··· Data segment ···

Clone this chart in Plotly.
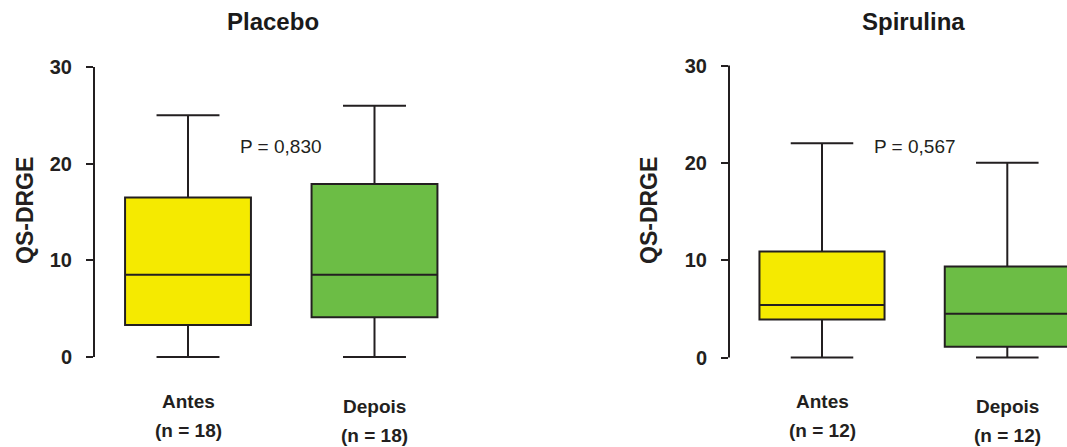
import plotly.graph_objects as go

# ---------------- data ----------------
groups = ["Antes", "Depois"]
panel_titles = ["Placebo", "Spirulina"]
p_values = ["P = 0,830", "P = 0,567"]

placebo_n = [18, 18]
placebo_min = [0, 0]
placebo_q1 = [3.3, 4.1]
placebo_median = [8.5, 8.5]
placebo_q3 = [16.5, 17.9]
placebo_max = [25, 26]

spirulina_n = [12, 12]
spirulina_min = [0, 0]
spirulina_q1 = [3.9, 1.1]
spirulina_median = [5.4, 4.5]
spirulina_q3 = [10.9, 9.35]
spirulina_max = [22, 20]

y_ticks = [0, 10, 20, 30]
y_title = "QS-DRGE"

# ---------------- style ----------------
W, H = 1067, 447
FONT = "Liberation Sans, Arial, Helvetica, sans-serif"
INK = "#231f20"
fills = ["#f5ea00", "#6cbd45"]

# pixel layout helpers (left axis px, first-category px, spacing px, right px, y0 px, y30 px)
panels = [
    dict(ax_px=94, c0=188, step=186.5, right=480, y0=357.0, y30=67.0, title_x=273, p_x=281),
    dict(ax_px=729, c0=822, step=185.3, right=1067, y0=357.5, y30=65.5, title_x=913, p_x=915),
]
stats = [
    (placebo_min, placebo_q1, placebo_median, placebo_q3, placebo_max, placebo_n),
    (spirulina_min, spirulina_q1, spirulina_median, spirulina_q3, spirulina_max, spirulina_n),
]

fig = go.Figure()
shapes = []
annotations = []
layout_axes = {}

for k, (pan, st) in enumerate(zip(panels, stats)):
    xa = "x" if k == 0 else "x2"
    ya = "y" if k == 0 else "y2"
    mn, q1, md, q3, mx, nn = st
    for i, g in enumerate(groups):
        fig.add_trace(go.Box(
            x=[i], q1=[q1[i]], median=[md[i]], q3=[q3[i]],
            lowerfence=[mn[i]], upperfence=[mx[i]],
            fillcolor=fills[i], line=dict(color=INK, width=2),
            width=0.675, whiskerwidth=0.5, boxpoints=False,
            xaxis=xa, yaxis=ya, showlegend=False, name=g,
        ))
    ppu = (pan["y0"] - pan["y30"]) / 30.0
    ylo_px = pan["y0"] + 0.5 * ppu
    yhi_px = pan["y30"] - 0.5 * ppu
    ydom = [(H - ylo_px) / H, (H - yhi_px) / H]
    xdom = [pan["ax_px"] / W, min(pan["right"] / W, 1.0)]
    xr = [(pan["ax_px"] - pan["c0"]) / pan["step"], (pan["right"] - pan["c0"]) / pan["step"]]
    xkey = "xaxis" if k == 0 else "xaxis2"
    ykey = "yaxis" if k == 0 else "yaxis2"
    layout_axes[xkey] = dict(domain=xdom, range=xr, visible=False, anchor=ya, automargin=False)
    layout_axes[ykey] = dict(
        domain=ydom, range=[-0.5, 30.5], anchor=xa, automargin=False,
        tickvals=y_ticks, ticks="outside", ticklen=7, tickwidth=2, tickcolor=INK,
        showgrid=False, zeroline=False, showline=False,
        tickfont=dict(family=FONT, size=20, color=INK, weight=700),
        ticklabelstandoff=10,
    )
    shapes.append(dict(type="line", xref="paper", yref=ya, x0=pan["ax_px"] / W, x1=pan["ax_px"] / W,
                       y0=y_ticks[0], y1=y_ticks[-1], line=dict(color=INK, width=2)))
    annotations.append(dict(text=panel_titles[k], xref="paper", yref="paper",
                            x=pan["title_x"] / W, y=(H - 22) / H, xanchor="center", yanchor="middle",
                            showarrow=False, font=dict(family=FONT, size=24, color="#1a1a1a", weight=700)))
    annotations.append(dict(text=y_title, xref="paper", yref="paper", textangle=-90,
                            x=(25 if k == 0 else 649) / W, y=(H - 211) / H,
                            xanchor="center", yanchor="middle", showarrow=False,
                            font=dict(family=FONT, size=23, color=INK, weight=700)))
    annotations.append(dict(text=p_values[k], xref="paper", yref="paper",
                            x=pan["p_x"] / W, y=(H - 146) / H, xanchor="center", yanchor="middle",
                            showarrow=False, font=dict(family=FONT, size=19, color=INK)))
    for i, g in enumerate(groups):
        dy = 0 if i == 0 else 5
        annotations.append(dict(text=g, xref=xa, yref="paper", x=i, y=(H - (401 + dy)) / H,
                                xanchor="center", yanchor="middle", showarrow=False,
                                font=dict(family=FONT, size=19, color=INK, weight=700)))
        annotations.append(dict(text=f"(n = {nn[i]})", xref=xa, yref="paper", x=i, y=(H - (430 + dy)) / H,
                                xanchor="center", yanchor="middle", showarrow=False,
                                font=dict(family=FONT, size=19, color=INK, weight=700)))

fig.update_layout(
    width=W, height=H, margin=dict(l=0, r=0, t=0, b=0, pad=0, autoexpand=False),
    paper_bgcolor="white", plot_bgcolor="white",
    shapes=shapes, annotations=annotations, **layout_axes,
)
fig.write_html("out.html", config={"displayModeBar": False},
               post_script="document.body.style.margin='0';document.body.style.overflow='hidden';")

···

_Problem:_ Repeat the full listing above exactly, with no pictures in the copy.

_Worked solution:_
Clone this chart in Plotly.
import plotly.graph_objects as go

# ---------------- data ----------------
groups = ["Antes", "Depois"]
panel_titles = ["Placebo", "Spirulina"]
p_values = ["P = 0,830", "P = 0,567"]

placebo_n = [18, 18]
placebo_min = [0, 0]
placebo_q1 = [3.3, 4.1]
placebo_median = [8.5, 8.5]
placebo_q3 = [16.5, 17.9]
placebo_max = [25, 26]

spirulina_n = [12, 12]
spirulina_min = [0, 0]
spirulina_q1 = [3.9, 1.1]
spirulina_median = [5.4, 4.5]
spirulina_q3 = [10.9, 9.35]
spirulina_max = [22, 20]

y_ticks = [0, 10, 20, 30]
y_title = "QS-DRGE"

# ---------------- style ----------------
W, H = 1067, 447
FONT = "Liberation Sans, Arial, Helvetica, sans-serif"
INK = "#231f20"
fills = ["#f5ea00", "#6cbd45"]

# pixel layout helpers (left axis px, first-category px, spacing px, right px, y0 px, y30 px)
panels = [
    dict(ax_px=94, c0=188, step=186.5, right=480, y0=357.0, y30=67.0, title_x=273, p_x=281),
    dict(ax_px=729, c0=822, step=185.3, right=1067, y0=357.5, y30=65.5, title_x=913, p_x=915),
]
stats = [
    (placebo_min, placebo_q1, placebo_median, placebo_q3, placebo_max, placebo_n),
    (spirulina_min, spirulina_q1, spirulina_median, spirulina_q3, spirulina_max, spirulina_n),
]

fig = go.Figure()
shapes = []
annotations = []
layout_axes = {}

for k, (pan, st) in enumerate(zip(panels, stats)):
    xa = "x" if k == 0 else "x2"
    ya = "y" if k == 0 else "y2"
    mn, q1, md, q3, mx, nn = st
    for i, g in enumerate(groups):
        fig.add_trace(go.Box(
            x=[i], q1=[q1[i]], median=[md[i]], q3=[q3[i]],
            lowerfence=[mn[i]], upperfence=[mx[i]],
            fillcolor=fills[i], line=dict(color=INK, width=2),
            width=0.675, whiskerwidth=0.5, boxpoints=False,
            xaxis=xa, yaxis=ya, showlegend=False, name=g,
        ))
    ppu = (pan["y0"] - pan["y30"]) / 30.0
    ylo_px = pan["y0"] + 0.5 * ppu
    yhi_px = pan["y30"] - 0.5 * ppu
    ydom = [(H - ylo_px) / H, (H - yhi_px) / H]
    xdom = [pan["ax_px"] / W, min(pan["right"] / W, 1.0)]
    xr = [(pan["ax_px"] - pan["c0"]) / pan["step"], (pan["right"] - pan["c0"]) / pan["step"]]
    xkey = "xaxis" if k == 0 else "xaxis2"
    ykey = "yaxis" if k == 0 else "yaxis2"
    layout_axes[xkey] = dict(domain=xdom, range=xr, visible=False, anchor=ya, automargin=False)
    layout_axes[ykey] = dict(
        domain=ydom, range=[-0.5, 30.5], anchor=xa, automargin=False,
        tickvals=y_ticks, ticks="outside", ticklen=7, tickwidth=2, tickcolor=INK,
        showgrid=False, zeroline=False, showline=False,
        tickfont=dict(family=FONT, size=20, color=INK, weight=700),
        ticklabelstandoff=10,
    )
    shapes.append(dict(type="line", xref="paper", yref=ya, x0=pan["ax_px"] / W, x1=pan["ax_px"] / W,
                       y0=y_ticks[0], y1=y_ticks[-1], line=dict(color=INK, width=2)))
    annotations.append(dict(text=panel_titles[k], xref="paper", yref="paper",
                            x=pan["title_x"] / W, y=(H - 22) / H, xanchor="center", yanchor="middle",
                            showarrow=False, font=dict(family=FONT, size=24, color="#1a1a1a", weight=700)))
    annotations.append(dict(text=y_title, xref="paper", yref="paper", textangle=-90,
                            x=(25 if k == 0 else 649) / W, y=(H - 211) / H,
                            xanchor="center", yanchor="middle", showarrow=False,
                            font=dict(family=FONT, size=23, color=INK, weight=700)))
    annotations.append(dict(text=p_values[k], xref="paper", yref="paper",
                            x=pan["p_x"] / W, y=(H - 146) / H, xanchor="center", yanchor="middle",
                            showarrow=False, font=dict(family=FONT, size=19, color=INK)))
    for i, g in enumerate(groups):
        dy = 0 if i == 0 else 5
        annotations.append(dict(text=g, xref=xa, yref="paper", x=i, y=(H - (401 + dy)) / H,
                                xanchor="center", yanchor="middle", showarrow=False,
                                font=dict(family=FONT, size=19, color=INK, weight=700)))
        annotations.append(dict(text=f"(n = {nn[i]})", xref=xa, yref="paper", x=i, y=(H - (430 + dy)) / H,
                                xanchor="center", yanchor="middle", showarrow=False,
                                font=dict(family=FONT, size=19, color=INK, weight=700)))

fig.update_layout(
    width=W, height=H, margin=dict(l=0, r=0, t=0, b=0, pad=0, autoexpand=False),
    paper_bgcolor="white", plot_bgcolor="white",
    shapes=shapes, annotations=annotations, **layout_axes,
)
fig.write_html("out.html", config={"displayModeBar": False},
               post_script="document.body.style.margin='0';document.body.style.overflow='hidden';")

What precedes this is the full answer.